Tuesday 16 November 2010

2nd Bachillerato: READING COMPREHENSION TEXT

Read  the extract from A.S. Neill´s book Summerhill and answer the questions.

“Summerhill was founded in the year 1921. The school is situated within the town of Leiston, in Suffolk, and is about one hun­dred miles from London. Some children come to Sum­merhill at the age of five years, and others, as late as fifteen. The children generally remain at the school until they are sixteen years old. We generally have about twenty-five boys and twenty girls.
The children are housed by age groups with a housemother for each group. Most pupils live two or three or four to a room; only one or two older ones have rooms for themselves. The pupils do not have to stand room inspection and no one picks up after them. They are left free. No one tells them what to wear: they put on any kind of costume they want to at any time.
When my first wife and I began the school, we had one main idea: to make the school fit the child -instead of making the child fit the school.
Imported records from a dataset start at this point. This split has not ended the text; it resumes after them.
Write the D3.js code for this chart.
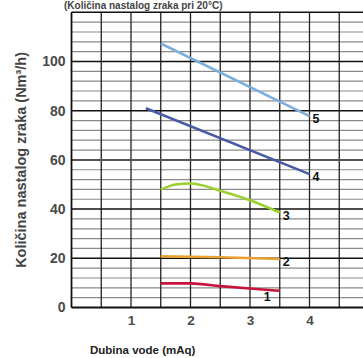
<!DOCTYPE html>
<html><head><meta charset="utf-8">
<script src="https://cdn.jsdelivr.net/npm/d3@7"></script>
<style>body{margin:0;background:#fff;overflow:hidden}svg{display:block}</style>
</head><body>
<script>
const xTicks = [1, 2, 3, 4];
const yTicks = [0, 20, 40, 60, 80, 100];
const seriesNames = ["1", "2", "3", "4", "5"];
const seriesColors = ["#c8143c", "#e9a232", "#9ad12e", "#4a5ba6", "#7eaedc"];
const s1x = [1.5, 2.0, 2.5, 3.0, 3.5];
const s1y = [9.8, 9.8, 8.7, 7.7, 6.8];
const s2x = [1.5, 2.5, 3.5];
const s2y = [20.8, 20.4, 19.7];
const s3x = [1.5, 1.75, 2.0, 2.5, 3.0, 3.5];
const s3y = [47.9, 50.0, 50.4, 47.5, 43.6, 38.6];
const s4x = [1.25, 4.0];
const s4y = [81, 54.2];
const s5x = [1.5, 4.0];
const s5y = [107.3, 77.8];

const W = 363, H = 358;
const FONT = "Liberation Sans, Arial, sans-serif";
const svg = d3.select("body").append("svg").attr("width", W).attr("height", H);
const x = d3.scaleLinear().domain([0, 5]).range([71.5, 369]);
const y = d3.scaleLinear().domain([0, 120]).range([307.5, 12.3]);

// grid
const g = svg.append("g");
g.selectAll("line.hmin").data(d3.range(0, 121, 4).filter(v => v % 20 !== 0)).join("line")
  .attr("x1", x(0)).attr("x2", x(5)).attr("y1", d => y(d)).attr("y2", d => y(d))
  .attr("stroke", "#8a8a8a").attr("stroke-width", 1.2);
g.selectAll("line.v").data(d3.range(0.5, 5.01, 0.5)).join("line")
  .attr("x1", d => x(d)).attr("x2", d => x(d)).attr("y1", y(0)).attr("y2", y(120))
  .attr("stroke", "#222").attr("stroke-width", 1.3);
g.selectAll("line.hmaj").data(d3.range(20, 121, 20)).join("line")
  .attr("x1", x(0)).attr("x2", x(5)).attr("y1", d => y(d)).attr("y2", d => y(d))
  .attr("stroke", d => d === 60 ? "#555" : "#111").attr("stroke-width", d => d === 60 ? 2 : 1.5);
// frame
g.append("line").attr("x1", x(0)).attr("x2", x(0)).attr("y1", y(0)).attr("y2", y(120)).attr("stroke", "#111").attr("stroke-width", 1.8);
g.append("line").attr("x1", x(0)).attr("x2", x(5)).attr("y1", y(0)).attr("y2", y(0)).attr("stroke", "#111").attr("stroke-width", 1.8);

// axes tick labels
const xAxis = d3.axisBottom(x).tickValues(xTicks).tickSize(0).tickPadding(8).tickFormat(d3.format("d"));
const xa = svg.append("g").attr("transform", `translate(0,${y(0)})`).call(xAxis);
xa.select(".domain").remove();
xa.selectAll("text").attr("font-family", FONT).attr("font-size", 13.5).attr("font-weight", "bold").attr("fill", "#4a4a4a");
const yAxis = d3.axisLeft(y).tickValues(yTicks).tickSize(0).tickPadding(6).tickFormat(d3.format("d"));
const ya = svg.append("g").attr("transform", `translate(${x(0)},0)`).call(yAxis);
ya.select(".domain").remove();
ya.selectAll("text").attr("font-family", FONT).attr("font-size", 14).attr("font-weight", "bold").attr("fill", "#4a4a4a");

// series
const xs = [s1x, s2x, s3x, s4x, s5x], ys = [s1y, s2y, s3y, s4y, s5y];
const line = d3.line().x(d => x(d[0])).y(d => y(d[1])).curve(d3.curveMonotoneX);
xs.forEach((sx, i) => {
  const pts = sx.map((v, j) => [v, ys[i][j]]);
  svg.append("path").attr("d", line(pts)).attr("fill", "none")
    .attr("stroke", seriesColors[i]).attr("stroke-width", 2.6).attr("stroke-linecap", "butt");
  const last = pts[pts.length - 1];
  const off = i === 0 ? [-16, 10] : [3, 7];
  svg.append("text").attr("x", x(last[0]) + off[0]).attr("y", y(last[1]) + off[1])
    .attr("font-family", FONT).attr("font-size", 12.5).attr("font-weight", "bold")
    .attr("fill", "#111").text(seriesNames[i]);
});

// titles
svg.append("text").attr("x", 64).attr("y", 9)
  .attr("font-family", FONT).attr("font-size", 10).attr("font-weight", "bold").attr("fill", "#444")
  .text("(Količina nastalog zraka pri 20°C)");
svg.append("text").attr("transform", `translate(26,${y(60)}) rotate(-90)`).attr("text-anchor", "middle")
  .attr("font-family", FONT).attr("font-size", 14.5).attr("font-weight", "bold").attr("fill", "#444")
  .text("Količina nastalog zraka (Nm³/h)");
svg.append("text").attr("x", 90).attr("y", 354)
  .attr("font-family", FONT).attr("font-size", 11.5).attr("font-weight", "bold").attr("fill", "#222")
  .text("Dubina vode (mAq)");
</script>
</body></html>
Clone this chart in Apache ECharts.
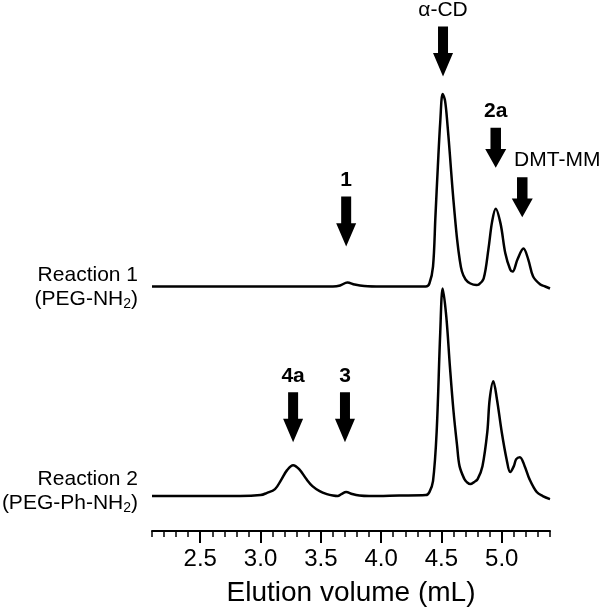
<!DOCTYPE html>
<html>
<head>
<meta charset="utf-8">
<script src="https://cdn.jsdelivr.net/npm/echarts@6/dist/echarts.min.js"></script>
<style>
  html, body { margin: 0; padding: 0; background: #fff; }
  #chart { width: 605px; height: 612px; }
</style>
</head>
<body>
<div id="chart"></div>
<script>
// Reaction 1 (PEG-NH2): elution volume (mL) / detector signal (a.u.)
const reaction1Vol = [2.10, 2.50, 3.00, 3.40, 3.60, 3.66, 3.72, 3.78, 3.86, 4.00, 4.20, 4.37, 4.40, 4.43, 4.45, 4.47, 4.49, 4.51, 4.53, 4.55, 4.57, 4.59, 4.61, 4.63, 4.65, 4.67, 4.70, 4.74, 4.79, 4.81, 4.85, 4.89, 4.92, 4.95, 4.99, 5.03, 5.07, 5.09, 5.13, 5.18, 5.22, 5.26, 5.32, 5.36, 5.40]
const reaction1Sig = [0, 0, 0, 0, 0, 1, 4, 2, 0.5, 0, 0, 0, 3, 20, 70, 120, 165, 193, 186, 162, 132, 100, 72, 47, 28, 15, 7, 3, 1.5, 2, 8, 38, 65, 78, 63, 33, 17, 15, 27, 38, 27, 10, 2, 0, -2]

// Reaction 2 (PEG-Ph-NH2)
const reaction2Vol = [2.10, 2.50, 2.83, 3.00, 3.05, 3.12, 3.17, 3.22, 3.27, 3.32, 3.38, 3.43, 3.49, 3.55, 3.60, 3.64, 3.67, 3.71, 3.76, 3.82, 3.90, 4.15, 4.37, 4.40, 4.43, 4.46, 4.49, 4.51, 4.54, 4.57, 4.60, 4.63, 4.65, 4.69, 4.71, 4.74, 4.77, 4.80, 4.84, 4.88, 4.90, 4.93, 4.96, 5.00, 5.04, 5.07, 5.10, 5.12, 5.15, 5.19, 5.23, 5.29, 5.34, 5.40]
const reaction2Sig = [0, 0, 0, 1, 3, 7, 16, 26, 31, 27, 17, 10, 5, 2, 0.5, 0, 2, 4, 2, 0.5, 0, 0.5, 1, 4, 15, 64, 164, 208, 180, 130, 85, 50, 30, 17, 14, 12, 14, 17, 30, 64, 97, 115, 97, 64, 37, 24, 30, 37, 39, 30, 17, 4, 0, -3]

// vertical offset of each trace (same units as signal)
const reaction1Offset = 245
const reaction2Offset = 35

// peak markers (arrows)
const arrowLabels = ['α-CD', '1', '2a', 'DMT-MM', '4a', '3']
const arrowX = [4.513, 3.71, 4.95, 5.17, 3.27, 3.70]
const arrowY = [480.5, 310, 384, 334.5, 114, 114]

const tickValues = [2.5, 3.0, 3.5, 4.0, 4.5, 5.0]

const fontFamily = '"Liberation Sans", Arial, sans-serif'
const boldLabels = ['1', '2a', '3', '4a']
const shortArrows = ['2a', 'DMT-MM']
const arrowPath = 'path://M5,0 L15,0 L15,26 L20,26 L10,49 L0,26 L5,26 Z'

const toPairs = (xs, ys, off) => xs.map((x, i) => [x, ys[i] + off])

const chart = echarts.init(document.getElementById('chart'))

/* 坐标轴公共设置 */
const baseAxis = {
  type: 'value',
  min: 2.1,
  max: 5.4,
  interval: 0.1,
  position: 'bottom',
  offset: 0,
  splitLine: { show: false }
}

chart.setOption({
  animation: false,
  grid: { left: 152, right: 55, top: 32, bottom: 80 },
  xAxis: [
    {
      ...baseAxis,
      axisLine: { show: true, lineStyle: { color: '#000', width: 2 } },
      axisTick: { show: true, length: 6, lineStyle: { color: '#000', width: 1.5 } },
      axisLabel: { show: false }
    },
    {
      ...baseAxis,
      axisLine: { show: false },
      axisTick: {
        show: true,
        length: 12,
        customValues: tickValues,
        lineStyle: { color: '#000', width: 2 }
      },
      axisLabel: {
        show: true,
        customValues: tickValues,
        margin: 16,
        color: '#000',
        fontSize: 24,
        fontFamily: fontFamily,
        formatter: v => v.toFixed(1)
      },
      name: 'Elution volume (mL)',
      nameLocation: 'middle',
      nameGap: 48,
      nameTextStyle: { color: '#000', fontSize: 28, fontFamily: fontFamily }
    }
  ],
  yAxis: { type: 'value', min: 0, max: 500, show: false },
  series: [
    {
      name: 'Reaction 1',
      type: 'line',
      smooth: 0.35,
      showSymbol: false,
      lineStyle: { color: '#000', width: 2.5 },
      data: toPairs(reaction1Vol, reaction1Sig, reaction1Offset)
    },
    {
      name: 'Reaction 2',
      type: 'line',
      smooth: 0.35,
      showSymbol: false,
      lineStyle: { color: '#000', width: 2.5 },
      data: toPairs(reaction2Vol, reaction2Sig, reaction2Offset)
    },
    {
      name: 'arrows',
      type: 'scatter',
      z: 5,
      clip: false,
      symbol: arrowPath,
      itemStyle: { color: '#000', opacity: 1 },
      emphasis: { disabled: true },
      data: arrowLabels.map((name, i) => ({
        name: name,
        value: [arrowX[i], arrowY[i]],
        symbolSize: shortArrows.includes(name) ? [21, 40] : [20, 50],
        label: {
          show: true,
          position: 'top',
          distance: 6,
          offset: name === 'DMT-MM' ? [35, 0] : [0, 0],
          formatter: '{b}',
          color: '#000',
          opacity: 1,
          fontSize: 21,
          fontFamily: fontFamily,
          fontWeight: boldLabels.includes(name) ? 'bold' : 'normal'
        }
      }))
    }
  ],
  /* 左侧反应名称 */
  graphic: [
    {
      type: 'text',
      x: 138,
      y: 287,
      style: {
        text: '{a|Reaction 1}\n{a|(PEG-NH}{s|2}{a|)}',
        align: 'right',
        verticalAlign: 'middle',
        fill: '#000',
        rich: {
          a: { fontSize: 21, fontFamily: fontFamily, lineHeight: 24 },
          s: { fontSize: 14, fontFamily: fontFamily, lineHeight: 24, verticalAlign: 'bottom' }
        }
      }
    },
    {
      type: 'text',
      x: 138,
      y: 491,
      style: {
        text: '{a|Reaction 2}\n{a|(PEG-Ph-NH}{s|2}{a|)}',
        align: 'right',
        verticalAlign: 'middle',
        fill: '#000',
        rich: {
          a: { fontSize: 21, fontFamily: fontFamily, lineHeight: 24 },
          s: { fontSize: 14, fontFamily: fontFamily, lineHeight: 24, verticalAlign: 'bottom' }
        }
      }
    }
  ]
})
</script>
</body>
</html>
We set out to make a school in which we should allow children freedom to be themselves. In order to do this, we had to renounce all dis­cipline, all direction, all sug­gestion, all moral training, all religious instruction.
My view is that a child is in­nately wise and realistic: lf left to himself without adult sug­gestion of any kind, he will de­velop as far as he is capable of developing. Logically, Summer­hill is a place in which people who have the innate ability and wish to be scholars will be scholars; while those who are only fit to sweep the streets will sweep the streets. But we have not produced a street cleaner so far. Nor do I write this snobbishly, for I would rather see a school produce a happy street cleaner than a neurotic scholar.
What is Summerhill like? Well for one thing, lessons are optional. Children can go to them or stay away from them - ­for years if they want to. The children have classes usually according to their age, but sometimes according to their interests. We have no new methods of teaching because we do not consider that teaching in itself matters very much. Whether a school has or has not a special method for teach­ing long division is of no signi­ficance, for long division is of no importance except to those who want to learn it. And the child who wants to learn long division  will learn it no matter how it is taught.
Children who come to Summerhill as kindergarteners attend lessons from the beginning of their stay; but pupils from other schools vow that they will never attend any beastly lessons again at any time. They play and cycle and get in people's way, but they fight shy of lessons. This some­times goes on for months. The recovery time is proportionate to the hatred their last school gave them. Our record case was a girl from a convent. She loafed for three years. The average period of recovery from lessons aversion is three months.
All the same, there is a lot of learning in Summerhill. Perhaps a group of our twelve-year-olds could not compete with a class of equal age in handwriting or spelling or fractions. But ir an examination requiring origin­ality, our lot would beat the others hollow.
Summerhill is possibly the happiest school in the world. We have no truants and seldom a case of homesickness. We very rarely have fights -quarrels, of course, but seldom have I seen a stand-up fight like the ones we used to have as boys. I seldom hear a child cry, because child­ren when free have much less hate to express than children who are downtrodden. Hate breeds hate, and love breeds love. Love means approving of children, and that is essential in any school. Y ou can't be on the side of children if you punish them and storm at them. Summerhill is a school in which the child knows that he is ap­proved of.
In Summerhill, everyone has equal rights, No one is allowed to walk on my grand piano, and I am not allowed to borrow a boy's cycle without his per­mission. At a General School Meeting, the vote of a child of six counts for as much as my vote does.
 But, says the knowing one, in practice of course the voices of the grownups count. Doesn't the child of six wait to see how you vote before he raises his hand? I wish he sometimes would, for too many of my pro­posals are beaten. Free children are not easily influenced; the ab­sence of fear accounts for this phenomenon. Indeed, the ab­sence of fear is the finest thing that can happen to a child.”


(i)                How does Summerhill differ from the kind of school you went (go) to?
(ii)              What features of the school do you like?
(iii)            What features of the school don't you like?
(iv)            Is there any feature that makes you doubt whether a school like this can really work?
(v)              Do you think you would (benefit) have benefited from going to a similar school? If so, in what ways?